Neste filme, os indígenas encenam dois momentos históricos marcantes para a comunidade: um massacre ocorrido em 1940 e o recrutamento de jovens, em 1969, para integrarem uma milícia indígena formada pela ditadura militar. As lembranças contextualizam a situação atual dos krahô, que lutam por espaço na política e para livrar suas terras de invasores, fazendeiros e traficantes de animais silvestres.


“O ponto de partida, a chispa inicial, foi essa vontade que a gente tinha de trazer a história do massacre. Era uma vontade desde o 'Chuva é Cantoria', que foi filmado em 2015 e 2016”, conta a diretora sobre como o projeto surgiu. No meio do caminho, as batalhas cotidianas da comunidade trouxeram elementos para a construção do novo filme.
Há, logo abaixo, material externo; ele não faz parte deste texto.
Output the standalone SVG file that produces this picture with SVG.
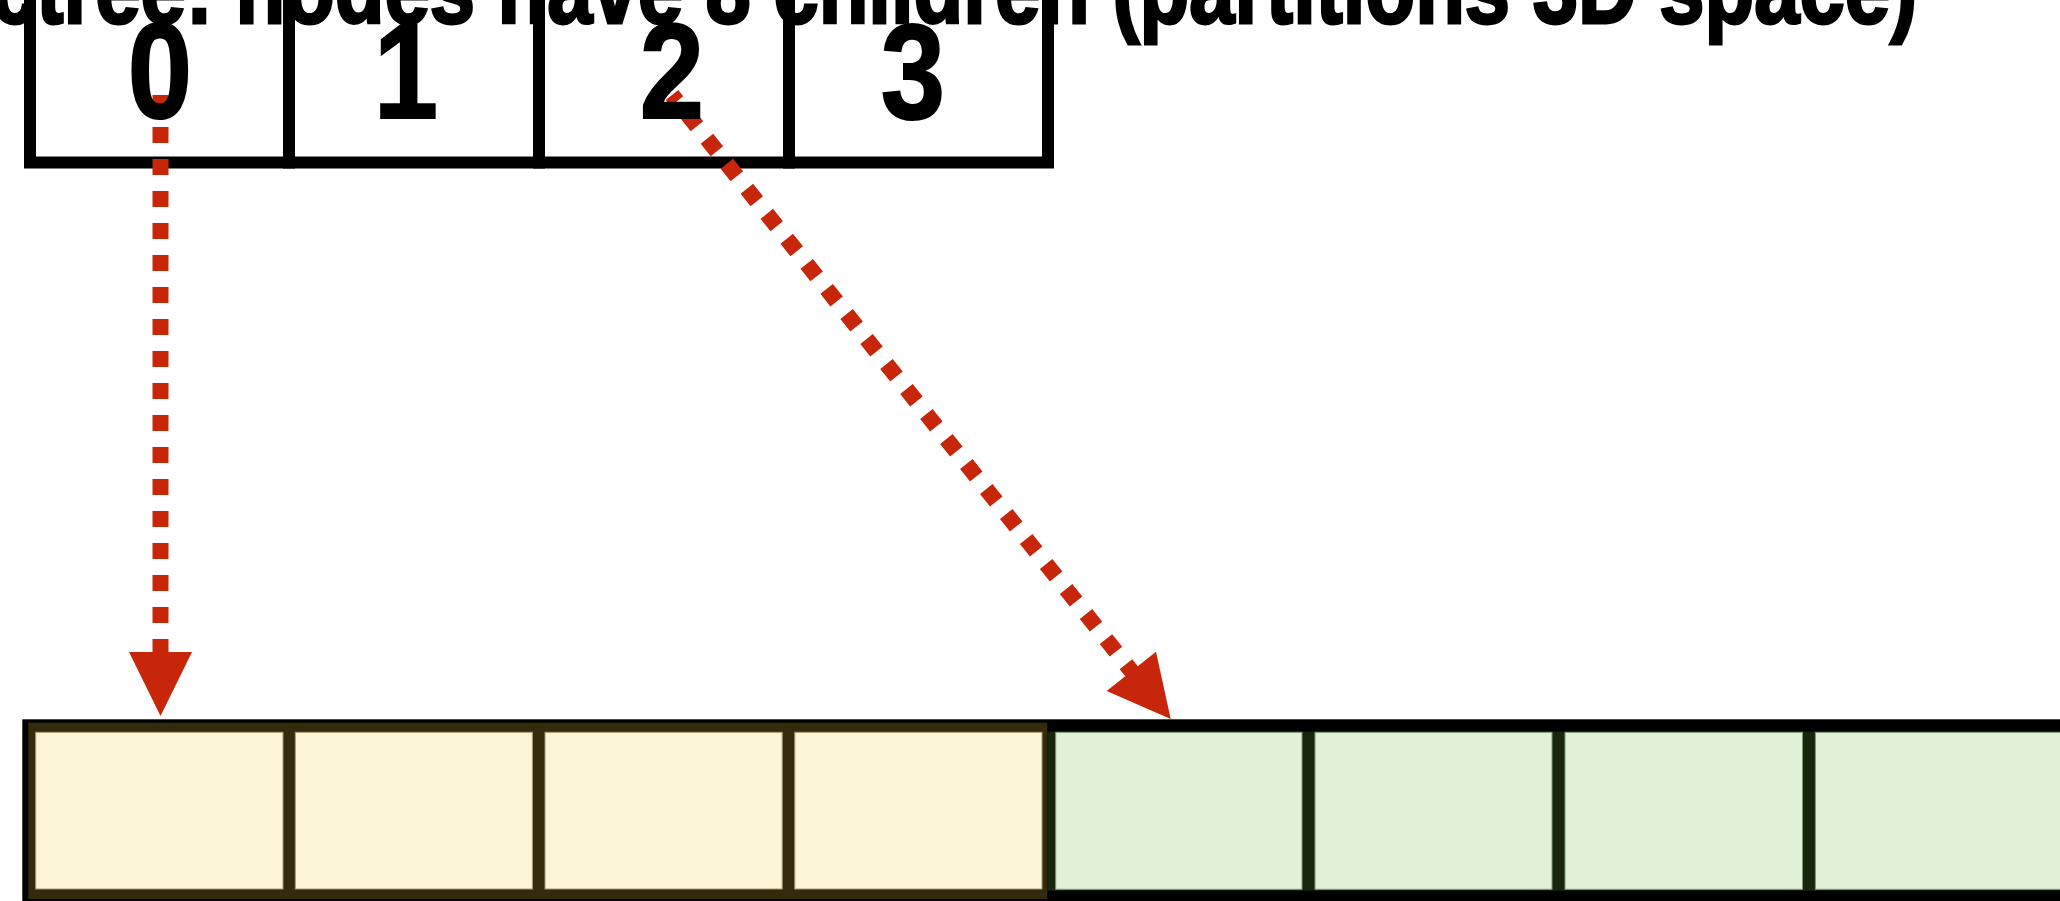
<svg xmlns="http://www.w3.org/2000/svg" width="2060" height="901" viewBox="0 0 2060 901">
<defs>
<style>
.box{fill:#ffffff;stroke:#000000;stroke-width:12}
.digit{font-family:"Liberation Sans",Arial,sans-serif;font-weight:bold;font-size:136px;fill:#000000;stroke:#000000;stroke-width:2;text-anchor:middle}
.title{font-family:"Liberation Sans",Arial,sans-serif;font-weight:bold;font-size:100px;fill:#000000;stroke:#000000;stroke-width:3}
.cream{fill:#fbf5d6;stroke:#a39c74;stroke-width:1}
.green{fill:#e1f1d9;stroke:#7d9a72;stroke-width:1}
.conn{fill:none;stroke:#c8260a;stroke-width:16;stroke-dasharray:16 16}
.head{fill:#c8260a}
</style>
</defs>
<rect x="0" y="0" width="2060" height="901" fill="#ffffff"/>

<g id="top-nodes">
  <g id="node0"><rect class="box" x="30" y="-30" width="259" height="192.5"/></g>
  <g id="node1"><rect class="box" x="289" y="-30" width="250" height="192.5"/></g>
  <g id="node2"><rect class="box" x="539" y="-30" width="250" height="192.5"/></g>
  <g id="node3"><rect class="box" x="789" y="-30" width="259" height="192.5"/></g>
</g>

<g id="bottom-array">
  <rect x="22.3" y="719.3" width="2040" height="182" fill="#000000"/>
  <rect x="28.3" y="722.7" width="1019" height="176.3" fill="#332b0b"/>
  <rect x="1047.3" y="731.7" width="1015" height="159" fill="#19260f"/>
  <g id="slot0"><rect class="cream" x="35.7" y="732.3" width="247.3" height="156.7"/></g>
  <g id="slot1"><rect class="cream" x="295.3" y="732.3" width="237.1" height="156.7"/></g>
  <g id="slot2"><rect class="cream" x="545" y="732.3" width="237.2" height="156.7"/></g>
  <g id="slot3"><rect class="cream" x="794.8" y="732.3" width="247.2" height="156.7"/></g>
  <g id="slot4"><rect class="green" x="1055.7" y="732.3" width="246.3" height="157"/></g>
  <g id="slot5"><rect class="green" x="1315" y="732.3" width="237" height="157"/></g>
  <g id="slot6"><rect class="green" x="1565" y="732.3" width="237.5" height="157"/></g>
  <g id="slot7"><rect class="green" x="1815.4" y="732.3" width="260" height="157"/></g>
</g>

<g id="connectors">
  <line class="conn" x1="160.5" y1="95" x2="160.5" y2="655"/>
  <polygon class="head" points="129,652 192,652 160.5,716"/>
  <line class="conn" x1="672" y1="95" x2="1133" y2="673" stroke-dashoffset="8"/>
  <polygon class="head" points="1156,651.7 1106.7,691 1170.7,719"/>
</g>

<g id="labels">
  <text class="digit" transform="translate(160,118) scale(0.85,1)">0</text>
  <text class="digit" transform="translate(406,118) scale(0.85,1)">1</text>
  <text class="digit" transform="translate(672,118) scale(0.85,1)">2</text>
  <text class="digit" transform="translate(913,118) scale(0.85,1)">3</text>
</g>

<text id="title" class="title" x="-72" y="23" textLength="1989" lengthAdjust="spacingAndGlyphs">Octree: nodes have 8 children (partitions 3D space)</text>
</svg>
“Um pouco mais tarde, o Francisco Hyjnõ, que é um outro protagonista do 'Flor do Buriti', estava muito envolvido num processo de roubo de terra em uma fronteira da área indígena. Ele já tinha feito a denúncia para a Funai, já tinha conseguido um drone para capturar imagens aéreas e utilizar essas imagens como prova. Essas imagens terminaram também por entrar no nosso filme”, detalha Renée sobre a construção do longa.


Narrativas


Com indígenas integrando a equipe de roteiro, o filme mistura visões de mundo e formas de contar histórias. “O filme tenta abrir isso [outras maneiras de contar histórias], não tem mais um protagonista único, são vários protagonistas. E tem essa maneira de contar onde as temporalidades vão se misturando, vão tentando criar uma nova forma. Quanto mais a gente dialoga e passa tempo junto com a comunidade, mais essa forma vai entrando na nossa forma de fazer filme”, diz a diretora sobre a imersão na cultura krahô.


As narrativas indígenas podem parecer complexas para pessoas não habituadas, mas abrem mais possibilidades de acolher a pluralidade de pontos de vista. “Uma forma muito mais aberta, que contempla muitos olhares também. Às vezes o mito está sendo contado a partir da perspectiva de uma pessoa humana, mas por momentos o mito passa a ser contado a partir da perspectiva de um animal. A pessoa que escuta e que não está muito treinada vai se perdendo nessa multiplicidade. Aqui a gente queria trazer um pouquinho dessa sensação.”